Putting a 70-something, old-school, skull-cracking, pre-Miranda cop into the body of a professional wrestler would be more intriguing if the result didn’t play like a bro fantasy. As beefed up by the chemicals in the Goodwins’ hydroponic tank, Jimmy is a hypersexual meathead with keen investigatory skills. He can Hulk out and punch his way through any crisis, and he’s so potent that when he starts making up for lost sexual time, he warns a partner that she’d better get protection because she’s guaranteed to get pregnant.
Kazinsky is likable, but seemingly lacks the imagination to suggest depths that aren’t indicated in series creator Rand Ravich’s screenplay.

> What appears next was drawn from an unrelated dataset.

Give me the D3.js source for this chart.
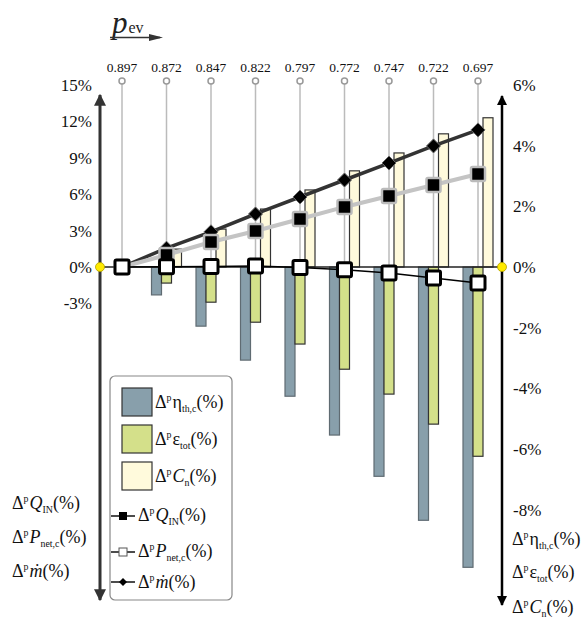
<!DOCTYPE html>
<html><head><meta charset="utf-8">
<script src="https://cdn.jsdelivr.net/npm/d3@7"></script>
<style>
body{margin:0;background:#fff}
svg text{font-family:"Liberation Serif","Times New Roman",Times,Tinos,"DejaVu Serif",serif !important}
</style></head>
<body><svg id="c" width="581" height="619"></svg>
<script>
const pev = ["0.897","0.872","0.847","0.822","0.797","0.772","0.747","0.722","0.697"];
// bars (right axis)
const etaTh = [0,-0.92,-1.95,-3.07,-4.26,-5.54,-6.9,-8.35,-9.9];
const epsTot = [0,-0.53,-1.16,-1.82,-2.54,-3.37,-4.19,-5.18,-6.24];
const cn = [0,0.59,1.25,1.91,2.54,3.17,3.76,4.39,4.92];
// lines (left axis)
const qIn = [0,0.99,2.06,2.97,3.96,4.95,5.85,6.76,7.67];
const pNet = [0,0.03,0.05,0.08,-0.05,-0.22,-0.5,-0.9,-1.32];
const mDot = [0,1.55,2.9,4.37,5.77,7.17,8.57,9.98,11.3];
const leftTicks = [-3,0,3,6,9,12,15];
const rightTicks = [-8,-6,-4,-2,0,2,4,6];

const svg = d3.select("#c");
const x = d3.scalePoint().domain(pev).range([122,478]);
const yL = d3.scaleLinear().domain([0,15]).range([267,85]);
const yR = d3.scaleLinear().domain([0,6]).range([267,85]);

const defs = svg.append("defs");
function marker(id,color){
  defs.append("marker").attr("id",id).attr("viewBox","0 0 10 10").attr("refX",9).attr("refY",5)
   .attr("markerWidth",4).attr("markerHeight",5).attr("orient","auto-start-reverse")
   .attr("markerUnits","strokeWidth")
   .append("path").attr("d","M0,0 L10,5 L0,10 z").attr("fill",color);
}
marker("aL","#333"); marker("aR","#000");

// title p_ev
const tt = svg.append("text").attr("x",112).attr("y",33).attr("font-size",31).attr("font-style","italic").attr("fill","#222");
tt.append("tspan").text("p");
tt.append("tspan").attr("font-size",16).attr("font-style","normal").attr("dx",1).text("ev");
svg.append("line").attr("x1",110).attr("x2",160).attr("y1",37.5).attr("y2",37.5)
  .attr("stroke","#333").attr("stroke-width",1.5);
svg.append("path").attr("d","M149,34 L163,37.5 L149,41 z").attr("fill","#333");

// category grey lines + circles + labels
const cat = svg.append("g");
cat.selectAll("line").data(pev).join("line")
  .attr("x1",d=>x(d)).attr("x2",d=>x(d)).attr("y1",84).attr("y2",yR(0))
  .attr("stroke","#bbb").attr("stroke-width",1.5);
cat.selectAll("circle").data(pev).join("circle")
  .attr("cx",d=>x(d)).attr("cy",81).attr("r",3).attr("fill","#fff").attr("stroke","#999").attr("stroke-width",1.5);
cat.selectAll("text").data(pev).join("text")
  .attr("x",d=>x(d)).attr("y",72).attr("text-anchor","middle").attr("font-size",13.5).attr("fill","#111").text(d=>d);

// bars
const bw = 10;
const barSeries = [
  {vals:etaTh, off:-15, fill:"#889fab", stroke:"#5f6b72"},
  {vals:epsTot, off:-5, fill:"#d4e08a", stroke:"#333"},
  {vals:cn, off:5, fill:"#fffadc", stroke:"#333"}
];
barSeries.forEach(s=>{
  svg.append("g").selectAll("rect").data(pev.map((p,i)=>({p,v:s.vals[i]})).filter(d=>d.v!==0)).join("rect")
   .attr("x",d=>x(d.p)+s.off).attr("width",bw)
   .attr("y",d=>Math.min(yR(d.v),yR(0))).attr("height",d=>Math.abs(yR(d.v)-yR(0)))
   .attr("fill",s.fill).attr("stroke",s.stroke).attr("stroke-width",1.2);
});

// baseline
svg.append("line").attr("x1",100).attr("x2",502).attr("y1",yR(0)).attr("y2",yR(0)).attr("stroke","#222").attr("stroke-width",1.5);

// axes
svg.append("line").attr("x1",100).attr("x2",100).attr("y1",600).attr("y2",95)
  .attr("stroke","#333").attr("stroke-width",3).attr("marker-end","url(#aL)").attr("marker-start","url(#aL)");
svg.append("line").attr("x1",502).attr("x2",502).attr("y1",605).attr("y2",96)
  .attr("stroke","#000").attr("stroke-width",2.5).attr("marker-end","url(#aR)").attr("marker-start","url(#aR)");

const axL = svg.append("g").attr("transform","translate(92,0)")
  .call(d3.axisLeft(yL).tickValues(leftTicks).tickSize(0).tickPadding(0).tickFormat(d=>d+"%"));
axL.attr("font-family",null);
axL.select(".domain").remove();
axL.selectAll("text").attr("font-size",17).attr("fill","#111");
const axR = svg.append("g").attr("transform","translate(513,0)")
  .call(d3.axisRight(yR).tickValues(rightTicks).tickSize(0).tickPadding(0).tickFormat(d=>d+"%"));
axR.attr("font-family",null);
axR.select(".domain").remove();
axR.selectAll("text").attr("font-size",17).attr("fill","#111");

// lines
const lineL = d3.line().x((d,i)=>x(pev[i])).y(d=>yL(d));
// m-dot
svg.append("path").datum(mDot).attr("d",lineL).attr("fill","none").attr("stroke","#333").attr("stroke-width",3.5);
svg.append("g").selectAll("path").data(mDot).join("path")
  .attr("transform",(d,i)=>`translate(${x(pev[i])},${yL(d)})`)
  .attr("d","M0,-7 L7,0 L0,7 L-7,0 z").attr("fill","#000").attr("stroke","#666").attr("stroke-width",1);
// Q_IN
svg.append("path").datum(qIn).attr("d",lineL).attr("fill","none").attr("stroke","#c4c4c4").attr("stroke-width",4);
svg.append("g").selectAll("rect").data(qIn).join("rect")
  .attr("x",(d,i)=>x(pev[i])-7).attr("y",d=>yL(d)-7).attr("width",14).attr("height",14).attr("rx",1.5)
  .attr("fill","#000").attr("stroke","#bbb").attr("stroke-width",2.5);
// P_net
svg.append("path").datum(pNet).attr("d",lineL).attr("fill","none").attr("stroke","#000").attr("stroke-width",1.5);
svg.append("g").selectAll("rect").data(pNet).join("rect")
  .attr("x",(d,i)=>x(pev[i])-7).attr("y",d=>yL(d)-7).attr("width",14).attr("height",14).attr("rx",1.5)
  .attr("fill","#fff").attr("stroke","#000").attr("stroke-width",3);

// yellow dots
svg.append("circle").attr("cx",100).attr("cy",yL(0)).attr("r",4.5).attr("fill","#ffea00").attr("stroke","#b0a000").attr("stroke-width",0.8);
svg.append("circle").attr("cx",502).attr("cy",yR(0)).attr("r",4.5).attr("fill","#ffea00").attr("stroke","#b0a000").attr("stroke-width",0.8);

// label helper
function lab(g,xp,yp,fs,base,baseItalic,sub){
  const t = g.append("text").attr("x",xp).attr("y",yp).attr("font-size",fs).attr("fill","#111");
  t.append("tspan").text("Δ");
  t.append("tspan").attr("font-size",fs*0.55).attr("dy",-fs*0.38).text("p");
  t.append("tspan").attr("dy",fs*0.38).attr("dx",1).attr("font-style",baseItalic?"italic":"normal").text(base);
  if(sub){ t.append("tspan").attr("font-size",fs*0.55).attr("dy",fs*0.2).text(sub);
    t.append("tspan").attr("dy",-fs*0.2).text("(%)"); }
  else t.append("tspan").text("(%)");
  return t;
}

// left bottom labels
lab(svg,12,509,18,"Q",true,"IN");
lab(svg,12,543,18,"P",true,"net,c");
lab(svg,12,577,18,"ṁ",true,null);
// right bottom labels
lab(svg,512,545,18,"η",false,"th,c");
lab(svg,512,578,18,"ε",false,"tot");
lab(svg,512,613,18,"C",true,"n");

// legend
const lg = svg.append("g");
lg.append("rect").attr("x",110).attr("y",376).attr("width",122).attr("height",224).attr("rx",5)
  .attr("fill","#fff").attr("stroke","#888").attr("stroke-width",1.2);
const sw = [{fill:"#889fab",stroke:"#333"},{fill:"#d4e08a",stroke:"#333"},{fill:"#fffadc",stroke:"#333"}];
sw.forEach((s,i)=>{
  lg.append("rect").attr("x",122).attr("y",388+i*37).attr("width",30).attr("height",28)
   .attr("fill",s.fill).attr("stroke",s.stroke).attr("stroke-width",1.2);
});
lab(lg,155,408,18,"η",false,"th,c");
lab(lg,155,445,18,"ε",false,"tot");
lab(lg,155,482,18,"C",true,"n");
// line swatches
[516,552,582].forEach((yy,i)=>{
  lg.append("line").attr("x1",111).attr("x2",135).attr("y1",yy).attr("y2",yy).attr("stroke","#111").attr("stroke-width",1.5);
});
lg.append("rect").attr("x",119).attr("y",512).attr("width",8).attr("height",8).attr("fill","#000");
lg.append("rect").attr("x",119).attr("y",548).attr("width",8).attr("height",8).attr("fill","#fff").attr("stroke","#555").attr("stroke-width",1);
lg.append("path").attr("d","M123,578 L127,582 L123,586 L119,582 z").attr("fill","#000");
lab(lg,138,521,18,"Q",true,"IN");
lab(lg,138,557,18,"P",true,"net,c");
lab(lg,138,588,18,"ṁ",true,null);
</script></body></html>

He doesn’t sync up with Hall’s performance as the older version of the character. And that’s too bad, because it blunts the impact of the many scenes where Jimmy interacts with a grieving adult son who has no idea his dad is alive, much less that he’s standing right in front of him.
There are compensations, though: The emotionally fraught relationship between Mary, the CEO of the tech company, and her brother Otto, the scientific genius behind most of its advances, is fascinating, and DeKay’s performance as Duval is intelligent, sensitive, and often unexpectedly touching, never more so than when his secretly reincarnated father suggests that the elder Pritchard felt guilty for failing his children. Reincarnated Jimmy says this as Duval is walking away from a curb and toward his house; hearing his father’s proxy admission of shame, DeKay doesn’t shoot his scene partner a stereotypically angry or regretful backward glance — he pauses for moment, then keeps on walking.